The Chief Justice of the Supreme Court Priit Pikamäe gave to the Riigikogu an overview of courts administration, administration of justice and uniform application of Acts.
Pikamäe pointed out that, from the point of view of the judicial system, Estonia had become a civil society which was characterised by predominance of civil matters among cases. As crime continues to be on a downward trend in Estonia, and the number of administrative matters stays constantly low owing to the smallness of our administrative activities sphere, civil matters together with expedited procedures in the matters of payment order account for more than two thirds of all our matters reviewed in the court of first instance, looking at the last five years, according to court statistics.
In Pikamäe’s opinion, the problems arising in the course of civil procedure affected the functioning of the Estonian judicial system the most, and if the parliament eliminated them quickly, that would simplify the work of courts in the adjudication of a great majority of matters. In his today’s report, Pikamäe in fact focused on two larger ranges of problems in civil procedure: the shortcomings in the regulation of the payment of maintenance to children who are minors, and the ways to enhance civil procedure. He also briefly touched upon the deficiencies in the legislative process.
In Pikamäe’s words, it is regrettable that, due to the rigid regulation of the maintenance paid to children who are minors, the resolution of maintenance disputes in courts has become very time- and resource-consuming, even more so as cases of this kind should actually proceed quickly and efficiently precisely in the interests of children. It must also be taken into account that resolution of the disputes of maintenance for minors is burdensome also for parties to the proceedings, as it is very time-consuming and involves high legal aid costs for them, as well as for the state who incurs significant procedural assistance costs. At the same time there is no reason to say that disputes of this kind emerged “from an empty space” because court practice confirms that if a dispute arises over the maintenance paid to a child who is a minor, the reason is precisely that the scarce means of the parent are not sufficient to pay the minimum maintenance. Pikamäe stated that the court disputes over maintenance reflected a serious social problem, and its resolution required the intervention of the legislature. On the basis of the above, Pikamäe is of the opinion that the parliament should consider amending the regulation of the minimum maintenance paid to children who are minors, and should establish a more flexible method of calculating the amount of maintenance. The establishment of a needs-based minimum maintenance based on studies should be discussed.
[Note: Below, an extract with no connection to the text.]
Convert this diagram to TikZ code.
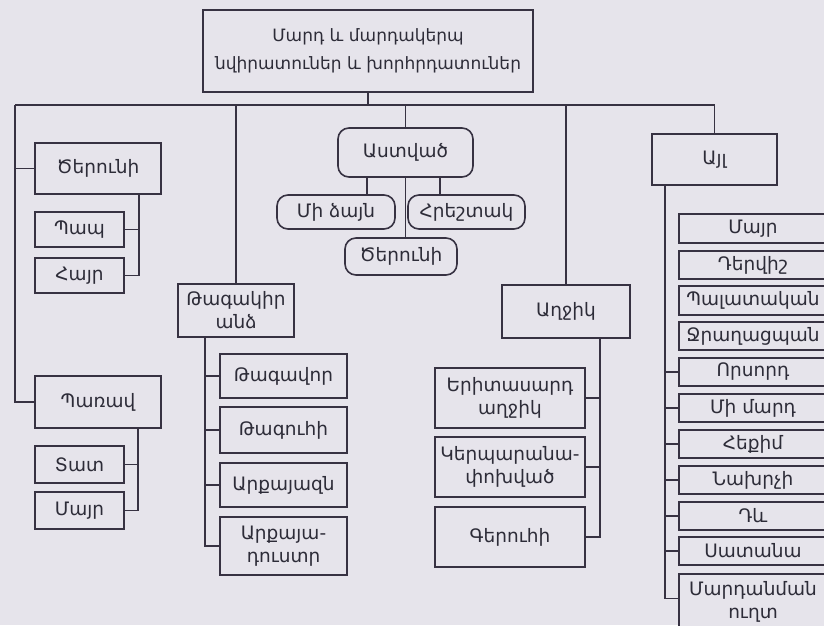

The practice of civil procedure confirms that a large saving on the resources of parties to the proceedings and state resources could be achieved if every civil matter were referred to the type of proceedings that best corresponds to its essence at the level of law, either to action or to proceedings on petition, respectively. Pikamäe said that, when speaking of optimising the civil procedure rules on the basis of the abovementioned examples, it had to be kept in mind however that that could not be done at the expense of the fundamental rights of parties to the proceedings. He stressed that one of the central fundamental rights relating to judicial proceedings was definitely everyone’s entitlement to attend any hearing held by a court in his or her case. A too simplified system of serving procedural documents may lead to a situation where parties to the proceedings do not actually receive procedural documents served to them by public announcement. According to Pikamäe, for example, service of procedural documents by sending has caused many problems. The relevant provision of the Code of Civil Procedure allows for procedural documents to be served only by sending them out, without a confirmation of receipt.
Pikamäe drew attention to the fact that the approach that allowed to make great concessions in the serving of procedural documents but on the other hand produced new court cases thereby could only be regarded as unreasonable, because, not having received the documents, parties to the proceedings were forced to have recourse to the court again. Therefore, the parliament could change the current procedure for serving procedural documents at least to the extent that the abovementioned provisions would not be followed at least in the serving of statements of claim, petitions in matters on petition, amendments and supplementations of actions, and counterclaims.
Pikamäe also presented his observations on the legislative process in the context of civil procedure. In his words, it is elementary that, when amending a provision of a legal act, it must be kept in mind that the amendment should be in conformity with other legislation. However, this is not always adhered to. Pikamäe brought several examples where it was necessary to introduce amendments to Acts. Pikamäe stressed that a reasonable transitional period had to remain between the passing and coming into force of major legislative amendments. For example, in the case of the judicial system, that would allow for judges to be trained in a timely manner and for their activities to be reorganised.
During the debate, Martin Helme (Estonian Conservative People’s Party), Jüri Adams (Estonian Free Party), Hanno Pevkur (Reform Party), Eiki Nestor (Social Democratic Party) and Mart Nutt (Pro Patria and Res Publica Union) took the floor.